● Work to do
Omit every picture, and retype the lines that run from the beginning of the data below through the line containing "var dampEndT = 7.98, lineEndT", inclusive.

● Available data
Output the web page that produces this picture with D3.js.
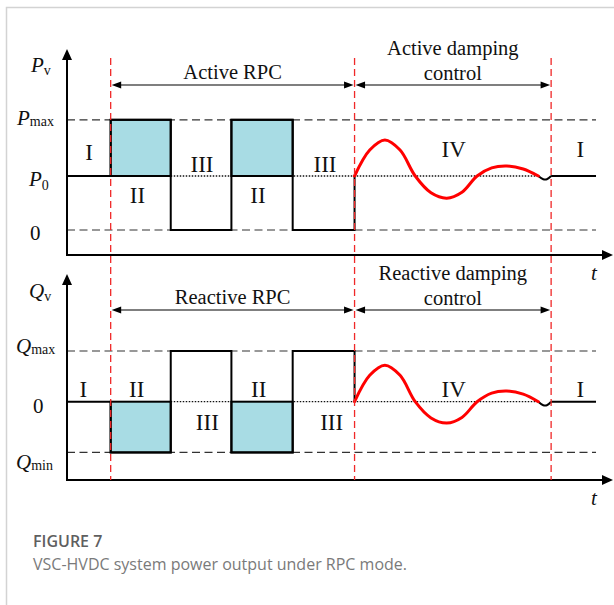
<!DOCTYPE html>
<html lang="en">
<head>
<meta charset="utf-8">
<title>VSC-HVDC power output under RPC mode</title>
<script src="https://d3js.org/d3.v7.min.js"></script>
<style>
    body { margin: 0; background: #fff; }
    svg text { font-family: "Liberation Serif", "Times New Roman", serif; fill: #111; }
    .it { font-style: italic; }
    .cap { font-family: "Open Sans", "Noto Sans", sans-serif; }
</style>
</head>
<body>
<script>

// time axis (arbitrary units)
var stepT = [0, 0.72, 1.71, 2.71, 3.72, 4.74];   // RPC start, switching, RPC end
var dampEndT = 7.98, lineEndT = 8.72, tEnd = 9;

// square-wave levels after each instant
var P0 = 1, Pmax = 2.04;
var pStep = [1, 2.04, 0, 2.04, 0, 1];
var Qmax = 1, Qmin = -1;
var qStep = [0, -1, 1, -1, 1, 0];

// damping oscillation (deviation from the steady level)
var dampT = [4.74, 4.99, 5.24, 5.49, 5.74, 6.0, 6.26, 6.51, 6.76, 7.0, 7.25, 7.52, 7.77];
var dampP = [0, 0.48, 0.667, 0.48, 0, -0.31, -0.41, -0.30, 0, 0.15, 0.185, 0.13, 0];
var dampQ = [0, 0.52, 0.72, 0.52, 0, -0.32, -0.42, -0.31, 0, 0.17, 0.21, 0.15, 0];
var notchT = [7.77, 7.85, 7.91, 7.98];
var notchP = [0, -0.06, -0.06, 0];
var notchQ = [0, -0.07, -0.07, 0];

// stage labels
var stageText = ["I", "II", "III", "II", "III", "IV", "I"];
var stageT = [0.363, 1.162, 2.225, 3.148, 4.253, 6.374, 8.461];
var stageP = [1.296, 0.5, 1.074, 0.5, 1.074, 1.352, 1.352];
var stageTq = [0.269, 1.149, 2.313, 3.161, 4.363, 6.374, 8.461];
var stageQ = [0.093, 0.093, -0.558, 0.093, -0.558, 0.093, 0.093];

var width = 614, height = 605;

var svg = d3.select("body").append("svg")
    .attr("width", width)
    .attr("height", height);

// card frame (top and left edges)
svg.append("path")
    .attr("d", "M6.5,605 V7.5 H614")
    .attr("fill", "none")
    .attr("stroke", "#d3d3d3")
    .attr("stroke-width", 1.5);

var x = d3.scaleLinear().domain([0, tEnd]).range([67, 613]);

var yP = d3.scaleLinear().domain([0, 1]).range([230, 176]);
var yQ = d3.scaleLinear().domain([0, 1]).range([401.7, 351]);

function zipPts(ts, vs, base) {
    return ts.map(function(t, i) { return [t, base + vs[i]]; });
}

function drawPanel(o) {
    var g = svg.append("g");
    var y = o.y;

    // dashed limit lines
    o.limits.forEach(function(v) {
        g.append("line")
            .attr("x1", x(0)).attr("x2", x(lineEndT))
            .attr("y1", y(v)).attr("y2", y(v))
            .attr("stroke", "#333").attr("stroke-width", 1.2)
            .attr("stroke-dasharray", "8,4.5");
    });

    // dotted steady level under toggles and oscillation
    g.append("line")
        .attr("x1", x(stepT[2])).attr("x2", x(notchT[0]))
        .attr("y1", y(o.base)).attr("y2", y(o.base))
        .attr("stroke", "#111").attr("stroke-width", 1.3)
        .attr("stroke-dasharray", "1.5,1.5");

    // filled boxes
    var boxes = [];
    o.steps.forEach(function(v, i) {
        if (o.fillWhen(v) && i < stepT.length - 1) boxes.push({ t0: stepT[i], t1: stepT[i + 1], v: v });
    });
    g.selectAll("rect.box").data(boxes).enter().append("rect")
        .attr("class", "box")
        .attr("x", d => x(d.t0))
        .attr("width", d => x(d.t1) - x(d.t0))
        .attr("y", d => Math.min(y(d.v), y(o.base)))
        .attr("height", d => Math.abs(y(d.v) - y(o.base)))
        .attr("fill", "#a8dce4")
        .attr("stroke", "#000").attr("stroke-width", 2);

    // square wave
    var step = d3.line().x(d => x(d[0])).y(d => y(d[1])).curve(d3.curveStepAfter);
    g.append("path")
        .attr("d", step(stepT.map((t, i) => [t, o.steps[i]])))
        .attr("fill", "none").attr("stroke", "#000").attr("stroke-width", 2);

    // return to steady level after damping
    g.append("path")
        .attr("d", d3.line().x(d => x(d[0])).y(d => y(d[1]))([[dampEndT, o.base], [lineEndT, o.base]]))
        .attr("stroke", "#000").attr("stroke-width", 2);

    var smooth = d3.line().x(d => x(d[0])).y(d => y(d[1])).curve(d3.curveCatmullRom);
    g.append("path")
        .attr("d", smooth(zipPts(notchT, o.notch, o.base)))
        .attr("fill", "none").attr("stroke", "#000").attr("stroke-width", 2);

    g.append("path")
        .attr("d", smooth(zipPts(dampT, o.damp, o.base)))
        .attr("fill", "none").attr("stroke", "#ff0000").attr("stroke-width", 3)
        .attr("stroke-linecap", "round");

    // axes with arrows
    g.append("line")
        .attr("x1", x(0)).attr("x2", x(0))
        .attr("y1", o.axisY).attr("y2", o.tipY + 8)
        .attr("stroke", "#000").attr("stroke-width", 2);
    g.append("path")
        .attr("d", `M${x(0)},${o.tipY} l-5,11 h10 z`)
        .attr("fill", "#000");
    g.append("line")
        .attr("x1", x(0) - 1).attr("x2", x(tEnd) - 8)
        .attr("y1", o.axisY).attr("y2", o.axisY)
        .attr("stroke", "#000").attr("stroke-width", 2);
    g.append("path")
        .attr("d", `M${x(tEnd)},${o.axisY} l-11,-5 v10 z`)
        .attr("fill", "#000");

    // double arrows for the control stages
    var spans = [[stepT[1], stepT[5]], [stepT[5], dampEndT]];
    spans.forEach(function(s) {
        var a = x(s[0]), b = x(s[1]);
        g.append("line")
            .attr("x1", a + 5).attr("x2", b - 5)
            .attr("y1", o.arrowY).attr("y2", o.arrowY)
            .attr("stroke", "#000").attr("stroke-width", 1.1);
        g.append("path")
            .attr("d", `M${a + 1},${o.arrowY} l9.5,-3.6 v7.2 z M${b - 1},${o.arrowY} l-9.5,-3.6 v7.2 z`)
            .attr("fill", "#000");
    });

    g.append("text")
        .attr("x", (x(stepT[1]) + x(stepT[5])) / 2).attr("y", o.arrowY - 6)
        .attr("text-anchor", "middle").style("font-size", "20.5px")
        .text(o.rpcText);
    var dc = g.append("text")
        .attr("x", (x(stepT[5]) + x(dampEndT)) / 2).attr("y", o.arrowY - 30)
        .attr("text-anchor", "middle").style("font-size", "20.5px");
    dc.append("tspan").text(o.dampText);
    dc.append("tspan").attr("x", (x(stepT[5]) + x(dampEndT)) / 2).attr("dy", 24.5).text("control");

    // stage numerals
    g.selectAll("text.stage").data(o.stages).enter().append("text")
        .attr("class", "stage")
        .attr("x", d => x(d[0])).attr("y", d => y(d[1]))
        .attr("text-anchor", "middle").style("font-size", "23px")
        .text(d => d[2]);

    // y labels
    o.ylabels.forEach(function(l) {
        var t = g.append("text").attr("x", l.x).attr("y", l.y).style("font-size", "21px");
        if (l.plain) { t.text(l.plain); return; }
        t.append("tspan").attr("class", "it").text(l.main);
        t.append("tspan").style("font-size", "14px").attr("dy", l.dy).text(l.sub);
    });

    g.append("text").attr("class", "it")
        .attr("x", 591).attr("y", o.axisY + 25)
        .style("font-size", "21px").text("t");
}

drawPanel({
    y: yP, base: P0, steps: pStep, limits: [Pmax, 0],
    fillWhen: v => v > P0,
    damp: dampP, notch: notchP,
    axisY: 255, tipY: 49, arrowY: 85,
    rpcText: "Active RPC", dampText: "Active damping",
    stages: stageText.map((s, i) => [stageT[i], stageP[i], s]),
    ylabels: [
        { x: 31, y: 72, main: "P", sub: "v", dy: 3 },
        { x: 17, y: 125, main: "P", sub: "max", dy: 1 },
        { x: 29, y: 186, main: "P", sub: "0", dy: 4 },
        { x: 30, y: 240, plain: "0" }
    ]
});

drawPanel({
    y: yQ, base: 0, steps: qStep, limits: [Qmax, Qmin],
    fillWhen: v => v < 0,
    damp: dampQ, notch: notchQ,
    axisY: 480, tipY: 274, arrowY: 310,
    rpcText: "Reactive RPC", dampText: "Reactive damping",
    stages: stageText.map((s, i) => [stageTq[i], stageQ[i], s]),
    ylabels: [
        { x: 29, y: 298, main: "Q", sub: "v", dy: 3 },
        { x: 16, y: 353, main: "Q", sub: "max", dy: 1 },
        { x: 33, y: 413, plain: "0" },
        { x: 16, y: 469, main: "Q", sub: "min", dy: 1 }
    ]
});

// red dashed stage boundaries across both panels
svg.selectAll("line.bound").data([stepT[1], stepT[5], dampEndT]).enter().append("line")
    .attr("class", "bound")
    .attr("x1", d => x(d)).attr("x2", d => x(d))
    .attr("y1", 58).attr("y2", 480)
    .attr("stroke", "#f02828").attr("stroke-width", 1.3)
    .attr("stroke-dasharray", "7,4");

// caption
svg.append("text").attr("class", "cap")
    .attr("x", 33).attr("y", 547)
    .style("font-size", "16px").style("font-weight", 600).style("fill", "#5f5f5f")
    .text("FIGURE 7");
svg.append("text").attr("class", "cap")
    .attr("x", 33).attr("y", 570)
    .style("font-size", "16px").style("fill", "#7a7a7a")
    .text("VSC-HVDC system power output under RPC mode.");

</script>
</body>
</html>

● Final result
Output the web page that produces this picture with D3.js.
<!DOCTYPE html>
<html lang="en">
<head>
<meta charset="utf-8">
<title>VSC-HVDC power output under RPC mode</title>
<script src="https://d3js.org/d3.v7.min.js"></script>
<style>
    body { margin: 0; background: #fff; }
    svg text { font-family: "Liberation Serif", "Times New Roman", serif; fill: #111; }
    .it { font-style: italic; }
    .cap { font-family: "Open Sans", "Noto Sans", sans-serif; }
</style>
</head>
<body>
<script>

// time axis (arbitrary units)
var stepT = [0, 0.72, 1.71, 2.71, 3.72, 4.74];   // RPC start, switching, RPC end
var dampEndT = 7.98, lineEndT = 8.72, tEnd = 9;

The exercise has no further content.